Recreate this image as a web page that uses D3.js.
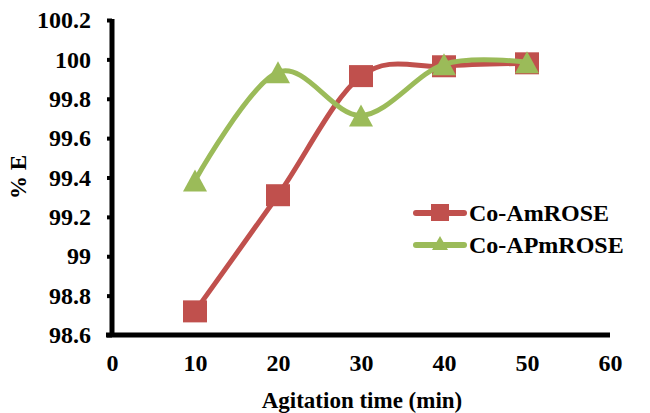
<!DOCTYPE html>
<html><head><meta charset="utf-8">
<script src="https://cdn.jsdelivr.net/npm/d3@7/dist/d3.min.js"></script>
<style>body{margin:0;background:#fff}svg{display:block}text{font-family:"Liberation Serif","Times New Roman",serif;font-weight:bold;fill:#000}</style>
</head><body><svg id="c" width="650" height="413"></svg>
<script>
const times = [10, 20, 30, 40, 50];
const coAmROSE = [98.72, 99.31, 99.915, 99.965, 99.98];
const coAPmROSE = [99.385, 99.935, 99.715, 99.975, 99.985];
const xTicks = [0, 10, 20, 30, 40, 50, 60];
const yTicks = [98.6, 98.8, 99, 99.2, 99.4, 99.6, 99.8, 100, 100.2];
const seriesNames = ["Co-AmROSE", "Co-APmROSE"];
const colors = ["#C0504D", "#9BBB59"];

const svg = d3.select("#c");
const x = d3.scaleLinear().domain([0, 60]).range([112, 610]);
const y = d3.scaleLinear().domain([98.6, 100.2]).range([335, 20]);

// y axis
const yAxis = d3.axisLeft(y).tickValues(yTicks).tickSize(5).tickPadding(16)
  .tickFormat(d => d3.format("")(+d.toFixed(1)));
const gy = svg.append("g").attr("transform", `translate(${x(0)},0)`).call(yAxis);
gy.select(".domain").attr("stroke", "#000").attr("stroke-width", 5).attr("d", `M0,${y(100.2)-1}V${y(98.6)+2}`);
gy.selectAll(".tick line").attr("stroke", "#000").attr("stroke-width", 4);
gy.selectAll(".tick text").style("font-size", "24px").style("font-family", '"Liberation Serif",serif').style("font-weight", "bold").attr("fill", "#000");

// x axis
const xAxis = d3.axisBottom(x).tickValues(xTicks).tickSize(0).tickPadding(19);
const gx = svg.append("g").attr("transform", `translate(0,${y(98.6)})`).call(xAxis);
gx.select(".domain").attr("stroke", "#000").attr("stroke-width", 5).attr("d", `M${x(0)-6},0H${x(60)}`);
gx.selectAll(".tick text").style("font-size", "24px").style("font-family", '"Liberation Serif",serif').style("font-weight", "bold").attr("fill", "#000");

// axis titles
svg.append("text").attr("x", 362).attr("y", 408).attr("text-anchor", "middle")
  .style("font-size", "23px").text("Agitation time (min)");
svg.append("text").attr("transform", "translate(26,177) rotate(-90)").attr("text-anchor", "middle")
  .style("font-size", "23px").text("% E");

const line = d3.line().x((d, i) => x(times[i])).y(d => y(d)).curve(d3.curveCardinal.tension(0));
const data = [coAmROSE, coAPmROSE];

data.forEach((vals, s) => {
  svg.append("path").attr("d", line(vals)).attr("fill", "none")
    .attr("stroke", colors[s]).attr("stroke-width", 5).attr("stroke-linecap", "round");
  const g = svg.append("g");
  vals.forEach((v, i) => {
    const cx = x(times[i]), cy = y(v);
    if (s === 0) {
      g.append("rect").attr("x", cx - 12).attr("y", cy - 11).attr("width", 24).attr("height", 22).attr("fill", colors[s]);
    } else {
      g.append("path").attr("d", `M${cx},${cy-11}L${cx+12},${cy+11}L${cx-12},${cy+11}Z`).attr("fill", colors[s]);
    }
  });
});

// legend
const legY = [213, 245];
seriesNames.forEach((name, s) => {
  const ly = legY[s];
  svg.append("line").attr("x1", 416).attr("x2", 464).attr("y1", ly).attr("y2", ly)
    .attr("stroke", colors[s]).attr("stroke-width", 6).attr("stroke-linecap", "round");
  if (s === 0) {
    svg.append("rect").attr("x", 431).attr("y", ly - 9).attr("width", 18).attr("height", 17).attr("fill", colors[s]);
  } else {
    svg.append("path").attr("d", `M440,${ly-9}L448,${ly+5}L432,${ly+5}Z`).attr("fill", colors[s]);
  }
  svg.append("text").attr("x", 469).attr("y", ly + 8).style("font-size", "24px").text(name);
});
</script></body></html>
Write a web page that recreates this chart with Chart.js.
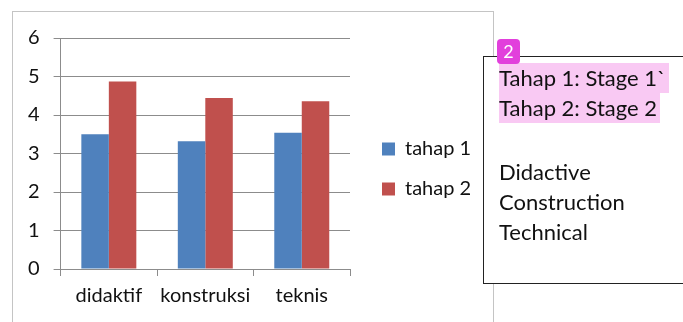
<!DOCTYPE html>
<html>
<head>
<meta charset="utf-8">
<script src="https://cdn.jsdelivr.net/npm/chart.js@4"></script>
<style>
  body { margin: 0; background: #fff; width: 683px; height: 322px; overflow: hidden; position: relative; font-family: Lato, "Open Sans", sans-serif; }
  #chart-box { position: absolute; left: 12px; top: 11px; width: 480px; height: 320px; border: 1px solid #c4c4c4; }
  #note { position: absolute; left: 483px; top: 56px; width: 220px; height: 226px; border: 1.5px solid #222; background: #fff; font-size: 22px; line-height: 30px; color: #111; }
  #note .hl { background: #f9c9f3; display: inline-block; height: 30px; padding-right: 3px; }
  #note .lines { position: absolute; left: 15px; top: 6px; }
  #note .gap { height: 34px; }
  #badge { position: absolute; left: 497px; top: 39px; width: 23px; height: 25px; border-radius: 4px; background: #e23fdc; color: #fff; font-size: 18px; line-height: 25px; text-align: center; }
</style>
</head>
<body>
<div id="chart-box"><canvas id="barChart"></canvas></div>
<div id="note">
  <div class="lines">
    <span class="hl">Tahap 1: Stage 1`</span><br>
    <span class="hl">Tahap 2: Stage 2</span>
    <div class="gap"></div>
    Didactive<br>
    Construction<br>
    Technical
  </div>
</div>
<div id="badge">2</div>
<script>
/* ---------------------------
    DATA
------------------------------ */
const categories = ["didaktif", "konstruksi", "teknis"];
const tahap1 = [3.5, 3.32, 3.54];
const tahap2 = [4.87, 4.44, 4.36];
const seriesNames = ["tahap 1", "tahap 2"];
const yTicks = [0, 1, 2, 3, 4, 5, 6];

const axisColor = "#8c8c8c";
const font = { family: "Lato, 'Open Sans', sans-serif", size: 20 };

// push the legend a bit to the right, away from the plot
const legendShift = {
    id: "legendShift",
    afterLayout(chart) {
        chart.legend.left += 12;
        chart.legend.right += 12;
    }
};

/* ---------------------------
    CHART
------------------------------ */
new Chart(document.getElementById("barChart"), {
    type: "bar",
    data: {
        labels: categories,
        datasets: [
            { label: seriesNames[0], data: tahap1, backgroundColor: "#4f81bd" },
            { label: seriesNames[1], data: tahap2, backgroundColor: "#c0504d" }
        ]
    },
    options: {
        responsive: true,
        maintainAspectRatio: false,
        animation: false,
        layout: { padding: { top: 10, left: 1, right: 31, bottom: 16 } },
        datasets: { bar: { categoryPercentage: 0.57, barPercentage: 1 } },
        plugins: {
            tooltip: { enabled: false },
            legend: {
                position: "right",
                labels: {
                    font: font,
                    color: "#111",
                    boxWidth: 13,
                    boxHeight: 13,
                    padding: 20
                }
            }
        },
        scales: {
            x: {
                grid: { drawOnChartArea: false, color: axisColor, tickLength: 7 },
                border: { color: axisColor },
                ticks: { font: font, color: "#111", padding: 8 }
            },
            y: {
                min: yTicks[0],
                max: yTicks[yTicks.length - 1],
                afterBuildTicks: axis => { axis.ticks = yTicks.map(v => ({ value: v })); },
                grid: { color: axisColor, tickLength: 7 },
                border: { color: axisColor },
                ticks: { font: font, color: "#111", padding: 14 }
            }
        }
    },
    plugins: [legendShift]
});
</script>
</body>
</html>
..........
Count the lines of the data that contain the string "page", and reply with that number alone.

2